Virginia Postrel from the May 1999 issue
(Page 2 of 2)
The Internet thus evolved from the bottom up. It was not designed by a committee of experts as a perfect system whose every use was anticipated in advance. Rather, it was improved over time, through trial and error, collaboration and competition. As a result, the Net became a model of spontaneous order and decentralized governance--of the way simple, underlying rules can permit enormous creativity and complexity. This dynamic, open-ended vision does not fit easily with the technocratic models that dominate the political world.
The history of the Net thus captures a tension in contemporary American life: Government is so pervasive that almost every development, positive or negative, can be tied in some way to government--to subsidies, to tax-code distortions, to regulations. Politicians can claim credit for innovations they did little to create; people who want an even more activist government can point to those same inventions as evidence that government is just dandy; and pork-seeking industries can claim that subsidies and tax credits will make America rich. (Silicon Valley is now demanding that the federal government double spending on research and development.)

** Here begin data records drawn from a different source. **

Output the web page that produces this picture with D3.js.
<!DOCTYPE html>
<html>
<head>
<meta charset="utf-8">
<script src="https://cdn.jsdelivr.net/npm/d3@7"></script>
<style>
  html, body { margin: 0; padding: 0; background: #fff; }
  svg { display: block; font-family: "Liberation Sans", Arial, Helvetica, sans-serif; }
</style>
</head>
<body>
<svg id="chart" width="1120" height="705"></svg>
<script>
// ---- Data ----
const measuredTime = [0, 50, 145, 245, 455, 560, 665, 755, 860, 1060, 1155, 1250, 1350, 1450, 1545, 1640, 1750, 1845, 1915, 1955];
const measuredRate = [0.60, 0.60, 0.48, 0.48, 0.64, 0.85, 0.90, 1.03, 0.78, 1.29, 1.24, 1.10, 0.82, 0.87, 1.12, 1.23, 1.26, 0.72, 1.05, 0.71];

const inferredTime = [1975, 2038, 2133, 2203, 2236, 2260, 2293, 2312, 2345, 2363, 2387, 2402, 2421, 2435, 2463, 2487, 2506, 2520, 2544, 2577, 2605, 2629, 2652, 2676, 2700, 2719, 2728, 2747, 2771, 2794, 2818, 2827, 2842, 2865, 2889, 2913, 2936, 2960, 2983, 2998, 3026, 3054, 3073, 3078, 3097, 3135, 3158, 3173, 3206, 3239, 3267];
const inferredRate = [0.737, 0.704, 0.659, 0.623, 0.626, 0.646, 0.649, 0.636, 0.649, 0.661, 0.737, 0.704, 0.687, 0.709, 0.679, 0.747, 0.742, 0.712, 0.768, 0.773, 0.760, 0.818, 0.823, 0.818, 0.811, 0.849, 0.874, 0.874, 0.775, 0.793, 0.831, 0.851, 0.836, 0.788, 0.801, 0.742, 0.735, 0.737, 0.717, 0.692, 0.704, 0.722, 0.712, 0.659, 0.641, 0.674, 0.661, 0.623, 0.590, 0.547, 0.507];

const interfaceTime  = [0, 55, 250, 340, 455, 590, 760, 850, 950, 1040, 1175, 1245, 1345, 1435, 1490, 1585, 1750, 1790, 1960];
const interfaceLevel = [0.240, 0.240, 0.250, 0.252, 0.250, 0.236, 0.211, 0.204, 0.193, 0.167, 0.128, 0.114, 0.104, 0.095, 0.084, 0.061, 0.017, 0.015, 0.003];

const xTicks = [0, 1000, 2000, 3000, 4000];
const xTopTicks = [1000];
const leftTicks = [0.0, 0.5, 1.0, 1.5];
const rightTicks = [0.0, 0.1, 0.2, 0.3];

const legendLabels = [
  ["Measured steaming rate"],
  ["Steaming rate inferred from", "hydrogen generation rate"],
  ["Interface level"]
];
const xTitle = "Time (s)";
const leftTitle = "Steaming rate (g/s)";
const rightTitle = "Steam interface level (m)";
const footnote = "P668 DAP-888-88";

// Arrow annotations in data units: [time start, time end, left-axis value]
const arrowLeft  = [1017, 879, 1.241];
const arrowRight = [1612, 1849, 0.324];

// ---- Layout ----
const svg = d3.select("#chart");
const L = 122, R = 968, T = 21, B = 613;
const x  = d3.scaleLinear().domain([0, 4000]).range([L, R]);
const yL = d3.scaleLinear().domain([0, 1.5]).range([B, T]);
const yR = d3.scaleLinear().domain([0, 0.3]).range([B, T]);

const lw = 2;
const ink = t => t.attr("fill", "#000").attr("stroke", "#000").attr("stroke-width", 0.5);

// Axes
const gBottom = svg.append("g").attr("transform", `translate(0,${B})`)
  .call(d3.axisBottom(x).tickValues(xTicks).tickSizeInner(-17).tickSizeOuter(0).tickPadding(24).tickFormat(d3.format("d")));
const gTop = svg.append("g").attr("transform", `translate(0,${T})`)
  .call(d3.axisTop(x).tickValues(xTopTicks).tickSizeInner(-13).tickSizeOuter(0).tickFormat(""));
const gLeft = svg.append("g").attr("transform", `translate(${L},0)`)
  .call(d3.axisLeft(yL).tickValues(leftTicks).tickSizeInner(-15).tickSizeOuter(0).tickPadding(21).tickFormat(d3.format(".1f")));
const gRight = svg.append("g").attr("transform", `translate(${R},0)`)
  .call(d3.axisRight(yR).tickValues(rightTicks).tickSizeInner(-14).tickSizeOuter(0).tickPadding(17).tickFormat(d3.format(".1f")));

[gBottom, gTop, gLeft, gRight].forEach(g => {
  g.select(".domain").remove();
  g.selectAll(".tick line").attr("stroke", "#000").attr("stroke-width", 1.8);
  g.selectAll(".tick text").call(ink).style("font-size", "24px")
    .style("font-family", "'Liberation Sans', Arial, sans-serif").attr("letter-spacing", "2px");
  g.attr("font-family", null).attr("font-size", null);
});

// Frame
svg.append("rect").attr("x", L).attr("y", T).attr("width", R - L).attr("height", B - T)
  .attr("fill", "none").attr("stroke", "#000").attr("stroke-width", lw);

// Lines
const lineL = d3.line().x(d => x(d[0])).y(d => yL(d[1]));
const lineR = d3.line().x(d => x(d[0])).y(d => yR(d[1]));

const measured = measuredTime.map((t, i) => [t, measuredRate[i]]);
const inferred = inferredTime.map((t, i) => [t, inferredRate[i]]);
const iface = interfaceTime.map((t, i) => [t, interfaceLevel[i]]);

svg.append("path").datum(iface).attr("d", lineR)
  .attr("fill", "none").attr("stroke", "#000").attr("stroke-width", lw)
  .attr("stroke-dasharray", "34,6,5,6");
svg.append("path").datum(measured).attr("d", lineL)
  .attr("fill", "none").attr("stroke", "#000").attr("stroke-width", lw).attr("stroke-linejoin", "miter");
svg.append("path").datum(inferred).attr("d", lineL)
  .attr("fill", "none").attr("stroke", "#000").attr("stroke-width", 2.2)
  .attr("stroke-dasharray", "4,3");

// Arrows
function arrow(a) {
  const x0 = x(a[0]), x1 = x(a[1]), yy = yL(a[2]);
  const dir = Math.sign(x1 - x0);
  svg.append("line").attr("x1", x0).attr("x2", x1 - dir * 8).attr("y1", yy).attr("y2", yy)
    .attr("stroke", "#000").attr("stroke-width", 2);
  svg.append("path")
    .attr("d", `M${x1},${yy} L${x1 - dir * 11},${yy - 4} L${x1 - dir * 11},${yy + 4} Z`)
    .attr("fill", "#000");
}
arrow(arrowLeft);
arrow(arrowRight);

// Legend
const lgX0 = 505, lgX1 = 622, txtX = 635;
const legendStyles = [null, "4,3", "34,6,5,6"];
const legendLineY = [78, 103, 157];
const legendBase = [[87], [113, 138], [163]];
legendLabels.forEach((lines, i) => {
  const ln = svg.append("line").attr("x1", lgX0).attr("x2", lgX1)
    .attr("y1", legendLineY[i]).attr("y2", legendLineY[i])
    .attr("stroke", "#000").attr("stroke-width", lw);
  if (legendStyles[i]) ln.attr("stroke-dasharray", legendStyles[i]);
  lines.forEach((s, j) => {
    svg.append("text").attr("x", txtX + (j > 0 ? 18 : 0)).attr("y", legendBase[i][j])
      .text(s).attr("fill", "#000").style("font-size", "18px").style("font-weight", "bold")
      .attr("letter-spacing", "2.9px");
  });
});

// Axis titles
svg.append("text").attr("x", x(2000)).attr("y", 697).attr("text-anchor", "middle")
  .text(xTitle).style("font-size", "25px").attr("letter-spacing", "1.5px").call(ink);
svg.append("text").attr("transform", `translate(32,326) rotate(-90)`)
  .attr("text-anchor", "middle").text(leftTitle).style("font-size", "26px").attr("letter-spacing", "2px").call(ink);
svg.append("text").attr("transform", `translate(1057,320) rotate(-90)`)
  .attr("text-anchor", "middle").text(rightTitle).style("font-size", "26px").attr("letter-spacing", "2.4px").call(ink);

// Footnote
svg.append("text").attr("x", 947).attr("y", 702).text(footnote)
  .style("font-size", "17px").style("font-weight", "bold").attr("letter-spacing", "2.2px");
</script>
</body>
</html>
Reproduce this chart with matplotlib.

The history of the Internet is not, as some people have tried to make it, a libertarian just-so story. It is a messy tale in which the government played a significant role. That role was, however, far more subtle than the plans of industrial policy gurus or techno-boosting politicians.
In fact, we have a pretty good example of what sort of Internet we would have gotten if Al Gore, or someone like him, had created an "information superhighway" on his own initiative. It's called Minitel--the French state phone company's system of terminals. In true French fashion, Minitel was grand, comprehensive, and carefully planned. It was state-of-the-art in the mid-1980s. And it has barely changed since then.